Starting at the line that contains "Emit a Python" and stopping at the line that contains "import seaborn as sns", repeat every line exactly, the two end lines included, and nothing else.

EXTRACTED DATA:
┄┄┄┄┄┄

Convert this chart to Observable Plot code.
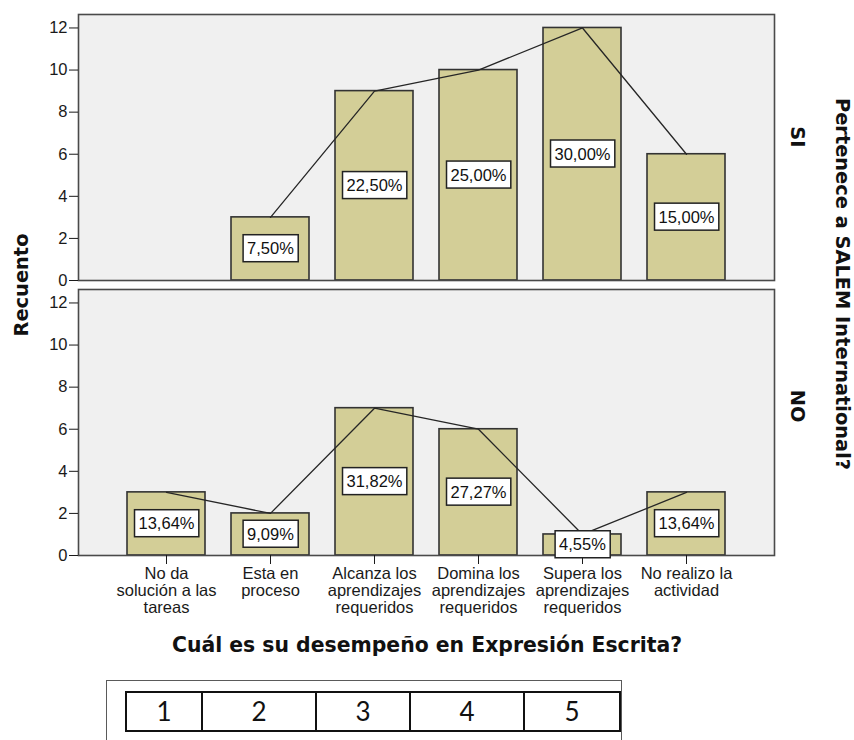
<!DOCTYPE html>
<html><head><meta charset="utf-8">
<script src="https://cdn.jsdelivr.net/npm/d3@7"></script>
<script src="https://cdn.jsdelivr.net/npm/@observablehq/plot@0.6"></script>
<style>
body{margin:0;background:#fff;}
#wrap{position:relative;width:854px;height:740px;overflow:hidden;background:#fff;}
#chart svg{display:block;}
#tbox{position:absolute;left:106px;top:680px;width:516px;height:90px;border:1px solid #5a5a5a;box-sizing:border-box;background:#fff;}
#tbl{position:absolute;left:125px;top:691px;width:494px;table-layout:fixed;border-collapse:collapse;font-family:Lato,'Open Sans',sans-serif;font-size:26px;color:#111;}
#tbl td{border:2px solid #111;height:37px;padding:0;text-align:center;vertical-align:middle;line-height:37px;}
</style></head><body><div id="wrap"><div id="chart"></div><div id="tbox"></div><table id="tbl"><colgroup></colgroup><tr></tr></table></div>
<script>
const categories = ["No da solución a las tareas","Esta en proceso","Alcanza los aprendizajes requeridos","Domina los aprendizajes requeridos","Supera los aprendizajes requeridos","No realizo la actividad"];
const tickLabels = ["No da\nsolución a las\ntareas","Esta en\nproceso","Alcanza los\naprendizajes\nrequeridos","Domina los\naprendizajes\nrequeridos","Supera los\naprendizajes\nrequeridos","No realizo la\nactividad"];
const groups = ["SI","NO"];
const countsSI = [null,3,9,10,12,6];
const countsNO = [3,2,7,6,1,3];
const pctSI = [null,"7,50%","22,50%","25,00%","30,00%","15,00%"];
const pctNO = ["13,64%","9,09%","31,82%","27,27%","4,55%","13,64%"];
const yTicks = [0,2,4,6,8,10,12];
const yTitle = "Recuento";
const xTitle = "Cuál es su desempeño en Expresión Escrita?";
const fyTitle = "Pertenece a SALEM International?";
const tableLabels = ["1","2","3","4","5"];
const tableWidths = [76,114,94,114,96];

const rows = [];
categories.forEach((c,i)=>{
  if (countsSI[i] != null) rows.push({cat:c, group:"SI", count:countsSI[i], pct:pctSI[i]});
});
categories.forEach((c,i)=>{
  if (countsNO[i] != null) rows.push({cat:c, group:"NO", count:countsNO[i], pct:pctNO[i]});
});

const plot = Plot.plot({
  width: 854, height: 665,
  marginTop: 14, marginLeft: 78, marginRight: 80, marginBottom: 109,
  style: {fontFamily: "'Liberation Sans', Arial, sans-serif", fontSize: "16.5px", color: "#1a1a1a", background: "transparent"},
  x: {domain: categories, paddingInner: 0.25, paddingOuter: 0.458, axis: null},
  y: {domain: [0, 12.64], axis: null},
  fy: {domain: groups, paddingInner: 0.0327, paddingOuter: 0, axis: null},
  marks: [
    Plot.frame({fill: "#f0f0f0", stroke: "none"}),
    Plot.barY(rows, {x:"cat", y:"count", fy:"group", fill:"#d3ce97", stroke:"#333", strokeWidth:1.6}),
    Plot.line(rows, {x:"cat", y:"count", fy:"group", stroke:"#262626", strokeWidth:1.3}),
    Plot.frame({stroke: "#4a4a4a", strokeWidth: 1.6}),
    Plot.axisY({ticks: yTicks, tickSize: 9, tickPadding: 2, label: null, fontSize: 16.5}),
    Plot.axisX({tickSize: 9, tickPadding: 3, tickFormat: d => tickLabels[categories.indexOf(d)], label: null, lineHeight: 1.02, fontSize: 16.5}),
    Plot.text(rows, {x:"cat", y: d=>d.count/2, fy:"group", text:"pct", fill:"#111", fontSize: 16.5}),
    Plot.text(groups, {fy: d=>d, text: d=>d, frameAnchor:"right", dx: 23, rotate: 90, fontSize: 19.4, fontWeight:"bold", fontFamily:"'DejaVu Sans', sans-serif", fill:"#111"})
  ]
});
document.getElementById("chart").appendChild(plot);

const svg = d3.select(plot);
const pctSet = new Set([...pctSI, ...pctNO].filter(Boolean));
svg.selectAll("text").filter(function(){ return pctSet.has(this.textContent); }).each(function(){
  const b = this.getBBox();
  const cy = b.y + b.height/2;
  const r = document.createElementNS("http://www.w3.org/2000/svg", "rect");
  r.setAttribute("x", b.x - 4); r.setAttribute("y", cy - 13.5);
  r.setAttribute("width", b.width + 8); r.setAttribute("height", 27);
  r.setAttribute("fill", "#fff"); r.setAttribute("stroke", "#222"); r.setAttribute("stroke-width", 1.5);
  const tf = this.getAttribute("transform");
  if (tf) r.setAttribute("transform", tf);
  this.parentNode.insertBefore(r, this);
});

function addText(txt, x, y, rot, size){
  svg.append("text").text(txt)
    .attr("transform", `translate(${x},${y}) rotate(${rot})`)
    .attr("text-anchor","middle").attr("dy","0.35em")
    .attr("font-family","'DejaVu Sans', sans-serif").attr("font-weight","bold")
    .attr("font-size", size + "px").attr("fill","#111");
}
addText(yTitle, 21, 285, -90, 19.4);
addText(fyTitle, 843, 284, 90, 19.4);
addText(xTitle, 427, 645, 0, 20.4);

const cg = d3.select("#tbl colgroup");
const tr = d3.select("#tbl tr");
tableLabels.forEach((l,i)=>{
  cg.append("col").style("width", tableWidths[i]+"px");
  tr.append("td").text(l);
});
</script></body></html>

┄┄┄┄┄┄

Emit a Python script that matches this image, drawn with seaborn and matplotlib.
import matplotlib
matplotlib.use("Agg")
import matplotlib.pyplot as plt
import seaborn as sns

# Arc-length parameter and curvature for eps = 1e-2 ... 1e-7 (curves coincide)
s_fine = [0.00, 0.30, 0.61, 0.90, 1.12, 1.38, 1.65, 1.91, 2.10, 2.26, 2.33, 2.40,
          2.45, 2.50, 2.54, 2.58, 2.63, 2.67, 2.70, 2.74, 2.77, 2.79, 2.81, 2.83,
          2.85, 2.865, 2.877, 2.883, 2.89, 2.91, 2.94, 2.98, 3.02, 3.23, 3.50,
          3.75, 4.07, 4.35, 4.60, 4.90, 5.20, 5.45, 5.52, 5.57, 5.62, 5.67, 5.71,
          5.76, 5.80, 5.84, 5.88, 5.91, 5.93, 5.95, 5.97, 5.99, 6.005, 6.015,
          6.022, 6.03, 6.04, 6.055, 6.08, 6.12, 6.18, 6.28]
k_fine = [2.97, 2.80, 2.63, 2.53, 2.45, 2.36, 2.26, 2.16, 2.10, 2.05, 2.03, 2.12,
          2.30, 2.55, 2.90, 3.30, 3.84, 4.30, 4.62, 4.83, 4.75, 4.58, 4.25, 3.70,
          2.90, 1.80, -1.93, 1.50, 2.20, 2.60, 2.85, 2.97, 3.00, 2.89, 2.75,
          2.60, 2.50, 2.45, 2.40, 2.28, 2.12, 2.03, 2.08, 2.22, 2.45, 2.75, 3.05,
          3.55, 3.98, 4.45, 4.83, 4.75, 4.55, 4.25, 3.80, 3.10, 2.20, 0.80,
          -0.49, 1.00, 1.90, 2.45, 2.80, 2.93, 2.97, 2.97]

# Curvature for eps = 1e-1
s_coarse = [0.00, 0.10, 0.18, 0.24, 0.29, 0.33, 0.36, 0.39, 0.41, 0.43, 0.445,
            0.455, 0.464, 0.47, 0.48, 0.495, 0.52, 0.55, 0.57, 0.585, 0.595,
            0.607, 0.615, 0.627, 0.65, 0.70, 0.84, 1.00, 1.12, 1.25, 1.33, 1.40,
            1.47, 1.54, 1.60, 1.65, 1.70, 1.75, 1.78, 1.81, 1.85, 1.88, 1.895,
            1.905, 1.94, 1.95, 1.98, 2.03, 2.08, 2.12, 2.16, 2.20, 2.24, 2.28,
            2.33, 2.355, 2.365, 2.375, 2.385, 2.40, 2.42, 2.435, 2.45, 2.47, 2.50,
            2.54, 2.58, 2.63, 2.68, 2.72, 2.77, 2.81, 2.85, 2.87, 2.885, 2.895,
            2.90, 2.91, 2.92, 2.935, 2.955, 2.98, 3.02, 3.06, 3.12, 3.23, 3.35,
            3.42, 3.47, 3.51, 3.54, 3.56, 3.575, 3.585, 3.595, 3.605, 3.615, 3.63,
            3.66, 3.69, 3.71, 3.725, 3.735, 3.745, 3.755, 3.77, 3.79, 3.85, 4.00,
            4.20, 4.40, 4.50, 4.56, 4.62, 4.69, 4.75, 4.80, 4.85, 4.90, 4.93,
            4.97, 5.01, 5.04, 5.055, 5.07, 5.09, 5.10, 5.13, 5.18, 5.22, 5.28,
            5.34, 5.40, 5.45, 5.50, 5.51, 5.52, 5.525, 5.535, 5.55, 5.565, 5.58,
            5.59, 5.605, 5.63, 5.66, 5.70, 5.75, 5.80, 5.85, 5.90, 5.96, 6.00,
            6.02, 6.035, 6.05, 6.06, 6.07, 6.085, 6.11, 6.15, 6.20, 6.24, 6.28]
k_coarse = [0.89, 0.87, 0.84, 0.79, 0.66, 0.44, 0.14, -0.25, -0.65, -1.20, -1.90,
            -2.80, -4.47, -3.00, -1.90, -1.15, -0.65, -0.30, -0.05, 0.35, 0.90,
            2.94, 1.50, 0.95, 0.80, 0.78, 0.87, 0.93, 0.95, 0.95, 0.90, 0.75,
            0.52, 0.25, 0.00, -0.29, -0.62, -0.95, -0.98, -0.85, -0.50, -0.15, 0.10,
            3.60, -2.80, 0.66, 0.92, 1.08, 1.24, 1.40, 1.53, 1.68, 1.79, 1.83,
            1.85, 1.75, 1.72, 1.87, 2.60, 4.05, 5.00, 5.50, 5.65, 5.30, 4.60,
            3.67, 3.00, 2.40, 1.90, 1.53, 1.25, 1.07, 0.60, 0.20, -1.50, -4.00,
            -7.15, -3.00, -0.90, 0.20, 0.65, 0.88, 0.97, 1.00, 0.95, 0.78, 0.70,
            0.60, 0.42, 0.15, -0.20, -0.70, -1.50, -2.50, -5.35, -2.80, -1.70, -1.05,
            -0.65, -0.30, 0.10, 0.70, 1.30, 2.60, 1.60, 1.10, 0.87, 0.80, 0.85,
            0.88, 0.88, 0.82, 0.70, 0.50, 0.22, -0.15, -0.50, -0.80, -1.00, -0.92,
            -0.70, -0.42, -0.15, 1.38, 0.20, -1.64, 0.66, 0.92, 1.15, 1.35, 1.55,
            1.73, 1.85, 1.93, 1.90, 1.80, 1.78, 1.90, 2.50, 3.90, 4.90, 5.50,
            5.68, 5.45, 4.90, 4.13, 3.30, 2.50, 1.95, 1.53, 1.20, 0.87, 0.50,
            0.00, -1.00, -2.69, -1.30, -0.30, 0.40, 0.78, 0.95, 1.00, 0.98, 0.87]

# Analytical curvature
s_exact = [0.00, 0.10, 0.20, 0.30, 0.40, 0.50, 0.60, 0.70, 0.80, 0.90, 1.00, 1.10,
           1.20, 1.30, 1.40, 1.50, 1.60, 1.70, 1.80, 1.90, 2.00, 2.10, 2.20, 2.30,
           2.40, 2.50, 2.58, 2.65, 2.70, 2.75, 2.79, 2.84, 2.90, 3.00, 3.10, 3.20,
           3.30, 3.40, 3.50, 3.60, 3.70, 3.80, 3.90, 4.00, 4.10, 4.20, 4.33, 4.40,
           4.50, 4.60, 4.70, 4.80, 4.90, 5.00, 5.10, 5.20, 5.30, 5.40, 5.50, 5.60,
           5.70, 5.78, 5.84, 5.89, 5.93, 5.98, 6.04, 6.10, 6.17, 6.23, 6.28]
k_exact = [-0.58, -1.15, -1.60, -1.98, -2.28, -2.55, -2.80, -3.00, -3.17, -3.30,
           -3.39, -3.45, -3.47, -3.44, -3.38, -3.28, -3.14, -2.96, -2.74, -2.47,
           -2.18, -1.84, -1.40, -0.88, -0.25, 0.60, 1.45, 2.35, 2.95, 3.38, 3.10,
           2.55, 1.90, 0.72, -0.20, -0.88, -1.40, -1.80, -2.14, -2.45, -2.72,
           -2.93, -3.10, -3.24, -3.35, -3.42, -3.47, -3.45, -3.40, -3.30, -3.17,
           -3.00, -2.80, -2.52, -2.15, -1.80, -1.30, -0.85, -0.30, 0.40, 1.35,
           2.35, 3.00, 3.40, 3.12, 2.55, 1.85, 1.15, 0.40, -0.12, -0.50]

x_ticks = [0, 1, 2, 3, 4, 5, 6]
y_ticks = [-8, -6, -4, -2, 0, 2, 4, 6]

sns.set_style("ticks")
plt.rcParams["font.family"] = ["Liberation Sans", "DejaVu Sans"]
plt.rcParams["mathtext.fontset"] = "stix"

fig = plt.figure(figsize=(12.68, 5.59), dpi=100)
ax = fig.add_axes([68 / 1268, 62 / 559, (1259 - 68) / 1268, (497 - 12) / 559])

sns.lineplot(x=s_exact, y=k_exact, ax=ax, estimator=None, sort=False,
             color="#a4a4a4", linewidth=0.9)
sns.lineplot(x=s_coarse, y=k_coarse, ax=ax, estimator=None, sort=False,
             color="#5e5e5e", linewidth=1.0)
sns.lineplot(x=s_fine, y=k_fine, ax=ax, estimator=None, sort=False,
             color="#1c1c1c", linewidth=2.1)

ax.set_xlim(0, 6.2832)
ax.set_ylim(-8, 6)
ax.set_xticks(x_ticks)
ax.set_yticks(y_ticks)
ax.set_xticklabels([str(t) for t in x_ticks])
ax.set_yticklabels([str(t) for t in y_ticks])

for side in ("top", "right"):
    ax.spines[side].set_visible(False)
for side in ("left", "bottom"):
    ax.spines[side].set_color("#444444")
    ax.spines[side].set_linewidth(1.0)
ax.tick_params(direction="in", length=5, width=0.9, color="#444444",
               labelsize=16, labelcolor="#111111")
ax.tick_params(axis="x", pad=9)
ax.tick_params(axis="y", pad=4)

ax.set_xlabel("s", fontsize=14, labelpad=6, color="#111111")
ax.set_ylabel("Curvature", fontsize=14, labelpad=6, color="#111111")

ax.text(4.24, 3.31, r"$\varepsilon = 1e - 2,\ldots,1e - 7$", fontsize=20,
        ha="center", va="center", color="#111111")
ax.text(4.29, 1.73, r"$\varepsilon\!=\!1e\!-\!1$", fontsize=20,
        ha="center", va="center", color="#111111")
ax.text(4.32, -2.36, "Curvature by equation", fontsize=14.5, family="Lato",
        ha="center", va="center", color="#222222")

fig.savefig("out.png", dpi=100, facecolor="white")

┄┄┄┄┄┄

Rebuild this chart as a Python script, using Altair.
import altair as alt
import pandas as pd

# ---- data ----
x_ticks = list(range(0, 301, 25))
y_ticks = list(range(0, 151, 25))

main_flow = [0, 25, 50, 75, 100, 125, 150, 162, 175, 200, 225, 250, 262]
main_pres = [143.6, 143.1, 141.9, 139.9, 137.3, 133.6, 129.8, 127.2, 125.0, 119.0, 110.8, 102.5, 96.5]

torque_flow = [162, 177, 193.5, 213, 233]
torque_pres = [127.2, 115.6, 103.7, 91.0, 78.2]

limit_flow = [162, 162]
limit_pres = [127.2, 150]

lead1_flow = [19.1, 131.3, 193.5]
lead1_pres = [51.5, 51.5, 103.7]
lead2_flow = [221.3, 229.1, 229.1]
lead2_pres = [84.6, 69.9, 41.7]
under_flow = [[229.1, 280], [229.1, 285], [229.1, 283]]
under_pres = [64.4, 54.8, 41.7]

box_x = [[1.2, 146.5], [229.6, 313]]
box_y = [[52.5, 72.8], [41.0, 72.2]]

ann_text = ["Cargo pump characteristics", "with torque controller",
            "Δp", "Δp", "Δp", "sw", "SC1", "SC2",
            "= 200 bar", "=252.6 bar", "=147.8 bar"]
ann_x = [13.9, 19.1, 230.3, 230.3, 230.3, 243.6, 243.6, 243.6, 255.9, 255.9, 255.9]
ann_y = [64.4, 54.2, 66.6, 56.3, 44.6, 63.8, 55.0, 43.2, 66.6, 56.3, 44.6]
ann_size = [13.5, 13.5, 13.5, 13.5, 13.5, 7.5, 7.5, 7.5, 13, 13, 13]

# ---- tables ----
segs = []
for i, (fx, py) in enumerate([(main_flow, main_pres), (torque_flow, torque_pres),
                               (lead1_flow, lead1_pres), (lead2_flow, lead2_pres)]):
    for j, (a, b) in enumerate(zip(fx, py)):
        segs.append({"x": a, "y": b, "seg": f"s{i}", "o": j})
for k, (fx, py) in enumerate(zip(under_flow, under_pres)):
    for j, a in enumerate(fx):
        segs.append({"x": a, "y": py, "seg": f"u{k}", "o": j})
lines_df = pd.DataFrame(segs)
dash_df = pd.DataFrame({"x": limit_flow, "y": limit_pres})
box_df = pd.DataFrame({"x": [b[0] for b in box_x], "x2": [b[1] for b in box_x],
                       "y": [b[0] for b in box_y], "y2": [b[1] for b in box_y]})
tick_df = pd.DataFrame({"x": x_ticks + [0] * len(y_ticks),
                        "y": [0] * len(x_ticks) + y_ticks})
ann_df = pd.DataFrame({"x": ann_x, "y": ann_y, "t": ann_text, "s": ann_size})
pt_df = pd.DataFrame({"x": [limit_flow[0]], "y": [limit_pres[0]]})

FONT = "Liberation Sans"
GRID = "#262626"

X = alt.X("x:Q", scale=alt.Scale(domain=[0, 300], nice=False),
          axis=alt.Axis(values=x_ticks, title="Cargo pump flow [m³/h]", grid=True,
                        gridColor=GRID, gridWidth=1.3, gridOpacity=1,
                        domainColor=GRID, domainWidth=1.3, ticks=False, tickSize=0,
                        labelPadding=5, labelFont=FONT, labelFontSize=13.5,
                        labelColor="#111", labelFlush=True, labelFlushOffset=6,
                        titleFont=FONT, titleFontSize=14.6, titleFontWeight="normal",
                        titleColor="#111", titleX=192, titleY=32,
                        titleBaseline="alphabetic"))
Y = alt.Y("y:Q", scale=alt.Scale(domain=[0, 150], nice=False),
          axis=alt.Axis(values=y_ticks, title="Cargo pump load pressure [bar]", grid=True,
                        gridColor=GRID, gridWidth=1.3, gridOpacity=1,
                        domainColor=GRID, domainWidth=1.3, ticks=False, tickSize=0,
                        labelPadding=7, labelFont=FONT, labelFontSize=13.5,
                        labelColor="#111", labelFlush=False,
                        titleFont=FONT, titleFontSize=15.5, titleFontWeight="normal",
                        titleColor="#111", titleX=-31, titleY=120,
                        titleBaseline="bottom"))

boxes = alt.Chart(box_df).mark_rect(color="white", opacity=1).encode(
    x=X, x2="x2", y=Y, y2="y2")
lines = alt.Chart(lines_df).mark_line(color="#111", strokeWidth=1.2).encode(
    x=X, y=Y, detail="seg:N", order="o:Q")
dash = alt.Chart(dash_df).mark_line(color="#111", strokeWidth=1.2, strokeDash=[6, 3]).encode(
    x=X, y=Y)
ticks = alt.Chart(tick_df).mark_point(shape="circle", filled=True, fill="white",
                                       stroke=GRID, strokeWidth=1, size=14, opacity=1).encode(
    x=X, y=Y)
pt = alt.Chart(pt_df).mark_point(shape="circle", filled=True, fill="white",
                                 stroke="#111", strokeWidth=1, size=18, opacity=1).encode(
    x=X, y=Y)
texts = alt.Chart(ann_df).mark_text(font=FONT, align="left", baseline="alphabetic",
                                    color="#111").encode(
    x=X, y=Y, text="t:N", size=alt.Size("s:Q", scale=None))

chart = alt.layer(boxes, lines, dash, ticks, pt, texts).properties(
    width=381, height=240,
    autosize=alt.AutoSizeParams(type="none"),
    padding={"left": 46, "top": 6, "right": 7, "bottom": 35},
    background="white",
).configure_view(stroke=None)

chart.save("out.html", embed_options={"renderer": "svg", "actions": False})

┄┄┄┄┄┄

COMPLETE RESPONSE:
Emit a Python script that matches this image, drawn with seaborn and matplotlib.
import matplotlib
matplotlib.use("Agg")
import matplotlib.pyplot as plt
import seaborn as sns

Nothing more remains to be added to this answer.